Britain’s left-wing National Union of Students (NUS) is being criticised for its latest attempt to grab power from local university student unions. Students fear the NUS is seeking to impose NUS returning officers for elections.
The move has already caused uproar at a number of university campuses across the UK, and the Backbencher website has noted that the move may cause “future conflicts of interest between individual student representatives and the NUS”.
Documents reveal that that the NUS’s Head of Membership Emma Powell, has “new nationwide over watch powers on registered Union elections”, and the Backbencher states that “the NUS is widely considered to be completely incapable of being independent and an unbiased adjudication”.
Having NUS officials counting and arbitrating over elections that might involve anti-NUS candidates is evidently troublesome for some candidates including Jennifer Salisbury-Jones, who Breitbart London can now report has resigned over the issue.
Salisbury-Jones wrote in a letter to colleagues: “I am truly disappointed by the acceptance of the NUS’ decision to act as returning officer for its constituent unions.

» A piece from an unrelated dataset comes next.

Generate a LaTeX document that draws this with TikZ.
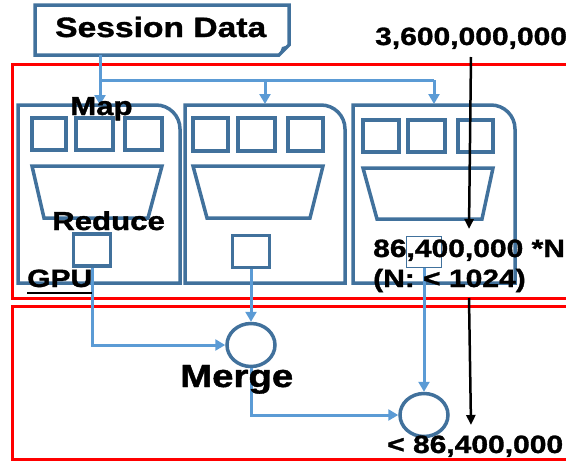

I am shocked that they have been given ultimate control over internal elections. The NUS is an opaque and self interested body, I cannot imagine a scenario in which they would be able to maintain independence if faced by candidates with previous links to the NUS.
“Though I am not standing myself, if I were, would an NUS employee seriously give me fair hearing given that I have publicly called for the abolition of their employer?”

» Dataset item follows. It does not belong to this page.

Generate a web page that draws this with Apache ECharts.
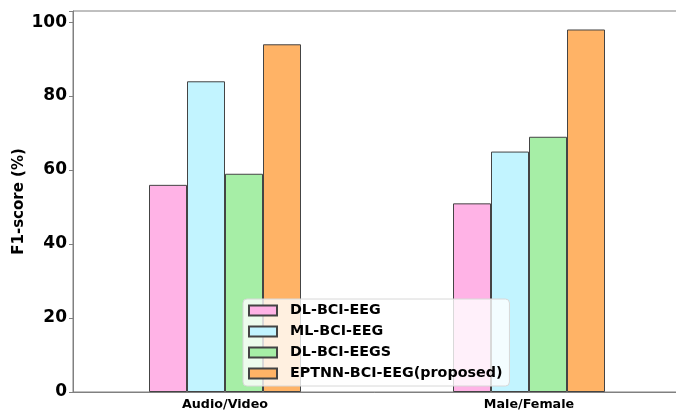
<!DOCTYPE html>
<html>
<head>
<meta charset="utf-8">
<script src="https://cdn.jsdelivr.net/npm/echarts@6/dist/echarts.min.js"></script>
<style>html,body{margin:0;padding:0;background:#fff}#c{width:676px;height:411px}</style>
</head>
<body>
<div id="c"></div>
<script>
const categories = ['Audio/Video', 'Male/Female'];
const seriesNames = ['DL-BCI-EEG', 'ML-BCI-EEG', 'DL-BCI-EEGS', 'EPTNN-BCI-EEG(proposed)'];
const dlBciEeg = [56, 51];
const mlBciEeg = [84, 65];
const dlBciEegs = [59, 69];
const eptnn = [94, 98];
const yTicks = [0, 20, 40, 60, 80, 100];
const colors = ['#ffb3e6', '#c2f4ff', '#a6eea6', '#ffb366'];
const allValues = [dlBciEeg, mlBciEeg, dlBciEegs, eptnn];

const font = 'DejaVu Sans';
const chart = echarts.init(document.getElementById('c'));
chart.setOption({
  animation: false,
  textStyle: { fontFamily: font },
  grid: { left: 73, top: 11, width: 608, bottom: 19, outerBoundsMode: 'none', containLabel: false,
    show: true, borderColor: '#808080', borderWidth: 1, backgroundColor: 'transparent' },
  legend: {
    orient: 'vertical', left: 243, top: 299,
    padding: [4, 7, 5, 5],
    icon: 'rect',
    itemWidth: 28, itemHeight: 10, itemGap: 6,
    backgroundColor: 'rgba(255,255,255,0.8)',
    borderColor: '#d8d8d8', borderWidth: 1, borderRadius: 4,
    textStyle: { fontFamily: font, fontWeight: 'bold', fontSize: 14.3, color: '#000', lineHeight: 15, padding: [0, 0, 0, 8] },
    data: seriesNames
  },
  xAxis: {
    type: 'category', data: categories,
    axisLine: { lineStyle: { color: '#808080' } },
    axisTick: { alignWithLabel: true, length: 4, lineStyle: { color: '#808080' } },
    axisLabel: { color: '#000', fontWeight: 'bold', fontSize: 12.7, margin: 6, fontFamily: font }
  },
  yAxis: {
    type: 'value', min: 0, max: 103, interval: 20,
    name: 'F1-score (%)', nameLocation: 'middle', nameGap: 46, nameMoveOverlap: false,
    nameTextStyle: { fontWeight: 'bold', fontSize: 15, color: '#000', fontFamily: font },
    axisLine: { show: true, lineStyle: { color: '#808080' } },
    axisTick: { show: true, length: 4, lineStyle: { color: '#808080' } },
    splitLine: { show: false },
    axisLabel: { color: '#000', fontWeight: 'bold', fontSize: 17, margin: 6, fontFamily: font,
      formatter: v => yTicks.includes(v) ? String(v) : '' }
  },
  series: seriesNames.map((n, i) => ({
    name: n, type: 'bar', data: allValues[i],
    barGap: '0%', barCategoryGap: '50%',
    itemStyle: { color: colors[i], borderColor: '#444', borderWidth: 1 }
  }))
});
</script>
</body>
</html>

“I had voiced my concerns regarding conflicts of interest a number of times. I feel that I cannot stand by this decision. I am therefore resigning from the Democracy and Standards Committee with immediate effect.”
Salisbury-Jones told Breitbart London: “The NUS seems less and less interested in representing students and appears to see democracy as little more than a mild irritation to be ignored wherever possible”.

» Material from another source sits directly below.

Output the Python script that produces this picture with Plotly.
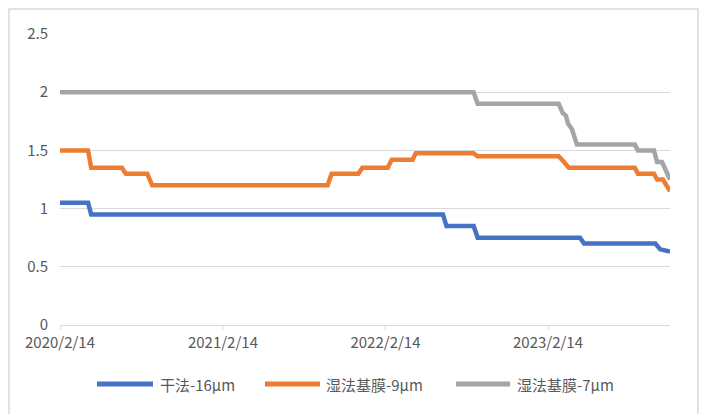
import plotly.graph_objects as go

# ---- data ----
dry16_dates = ["2020-02-14", "2020-04-17", "2020-04-24", "2022-06-23", "2022-07-01",
               "2022-08-31", "2022-09-09", "2023-04-27", "2023-05-06", "2023-10-13",
               "2023-10-24", "2023-11-15"]
dry16_vals = [1.05, 1.05, 0.95, 0.95, 0.85, 0.85, 0.75, 0.75, 0.70, 0.70, 0.65, 0.63]

wet9_dates = ["2020-02-14", "2020-04-17", "2020-04-24", "2020-07-02", "2020-07-11",
              "2020-08-28", "2020-09-08", "2021-10-07", "2021-10-16", "2021-12-15",
              "2021-12-24", "2022-02-19", "2022-02-28", "2022-04-16", "2022-04-23",
              "2022-08-31", "2022-09-09", "2023-03-10", "2023-03-22", "2023-04-02",
              "2023-08-28", "2023-09-04", "2023-10-10", "2023-10-17", "2023-10-30",
              "2023-11-15"]
wet9_vals = [1.50, 1.50, 1.35, 1.35, 1.30, 1.30, 1.20, 1.20, 1.30, 1.30,
             1.35, 1.35, 1.42, 1.42, 1.475, 1.475, 1.45, 1.45, 1.40, 1.35,
             1.35, 1.30, 1.30, 1.25, 1.25, 1.15]

wet7_dates = ["2020-02-14", "2022-08-31", "2022-09-09", "2023-03-10", "2023-03-19",
              "2023-03-26", "2023-03-31", "2023-04-09", "2023-04-20", "2023-08-28",
              "2023-09-04", "2023-10-10", "2023-10-17", "2023-10-28", "2023-11-15"]
wet7_vals = [2.0, 2.0, 1.9, 1.9, 1.82, 1.80, 1.73, 1.68, 1.55, 1.55,
             1.50, 1.50, 1.40, 1.40, 1.25]

series_names = ["干法-16μm", "湿法基膜-9μm", "湿法基膜-7μm"]
series_colors = ["#4472C4", "#ED7D31", "#A5A5A5"]

x_tick_vals = ["2020-02-14", "2021-02-14", "2022-02-14", "2023-02-14"]
x_tick_text = ["2020/2/14", "2021/2/14", "2022/2/14", "2023/2/14"]
y_tick_vals = [0, 0.5, 1, 1.5, 2, 2.5]
y_tick_text = ["0", "0.5", "1", "1.5", "2", "2.5"]

FONT = "Noto Sans CJK SC"
TXT = "#595959"
FS = 15

fig = go.Figure()
all_series = [(dry16_dates, dry16_vals), (wet9_dates, wet9_vals), (wet7_dates, wet7_vals)]
for (xs, ys), name, col in zip(all_series, series_names, series_colors):
    fig.add_trace(go.Scatter(x=xs, y=ys, mode="lines", name=name,
                             line=dict(color=col, width=4.5), showlegend=False))

# page has an 8px body margin: figure is offset by (8, 8)
OFF = 8
FW, FH = 707 - OFF, 414 - OFF
# plot area in page px: x 60..670, y 34..325
L, R, T, B = 60, 670, 34, 325
W, H = R - L, B - T

def px(xp):
    return (xp - L) / W

def py(yp):
    return (B - yp) / H

shapes = []
# outer frame
shapes.append(dict(type="rect", xref="paper", yref="paper",
                   x0=px(9), x1=px(698), y0=py(440), y1=py(9),
                   line=dict(color="#D9D9D9", width=1.5), fillcolor="rgba(0,0,0,0)", layer="below"))

annotations = []
legend_pos = [(97, 153, 158), (265, 320, 324), (456, 510, 515)]
ly = 384
for (x0, x1, tx), name, col in zip(legend_pos, series_names, series_colors):
    shapes.append(dict(type="line", xref="paper", yref="paper",
                       x0=px(x0), x1=px(x1), y0=py(ly), y1=py(ly),
                       line=dict(color=col, width=5)))
    annotations.append(dict(xref="paper", yref="paper", x=px(tx), y=py(ly),
                            xanchor="left", yanchor="middle", text=name, showarrow=False,
                            font=dict(family=FONT, size=FS, color=TXT)))

fig.update_layout(
    width=FW, height=FH,
    margin=dict(l=L - OFF, r=FW - (R - OFF), t=T - OFF, b=FH - (B - OFF), autoexpand=False),
    paper_bgcolor="white", plot_bgcolor="white",
    font=dict(family=FONT, size=FS, color=TXT),
    shapes=shapes, annotations=annotations,
    xaxis=dict(type="date", range=["2020-02-14", "2023-11-15"],
               tickvals=x_tick_vals, ticktext=x_tick_text,
               showgrid=False, zeroline=False,
               showline=True, linecolor="#D9D9D9", linewidth=1,
               ticks="outside", ticklen=4, tickcolor="#D9D9D9",
               tickfont=dict(family=FONT, size=FS, color=TXT)),
    yaxis=dict(range=[0, 2.5], tickvals=y_tick_vals, ticktext=y_tick_text,
               showgrid=True, gridcolor="#D9D9D9", gridwidth=1,
               zeroline=False, showline=False, ticks="",
               ticklabelstandoff=11,
               tickfont=dict(family=FONT, size=FS, color=TXT)),
)

fig.write_html("out.html")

NUS documentation claims that the organisation “sees its role in supporting students’ union elections as a vital part of its membership offer”. The NUS claims that “Students’ unions are able to ensure their elections are free and fair through the support of an independent national body, with experience of the often unique nature of students’ unions elections”, even though the NUS is not independent.
Peter Smallwood, of the NUS national executive council, told Breitbart London: “All elections should be fair and transparent. Students should have the power to choose where their returning officer comes from. We should make sure our practises are open, fair and democratic. If this is not the case then the process should rightly be questioned”.
In 2008, David Orr, then president of Edinburgh Student Union said: “From a representational perspective, the NUS is dominated by Labour students and this diminishes the ability to address student issues in an impartial fashion.”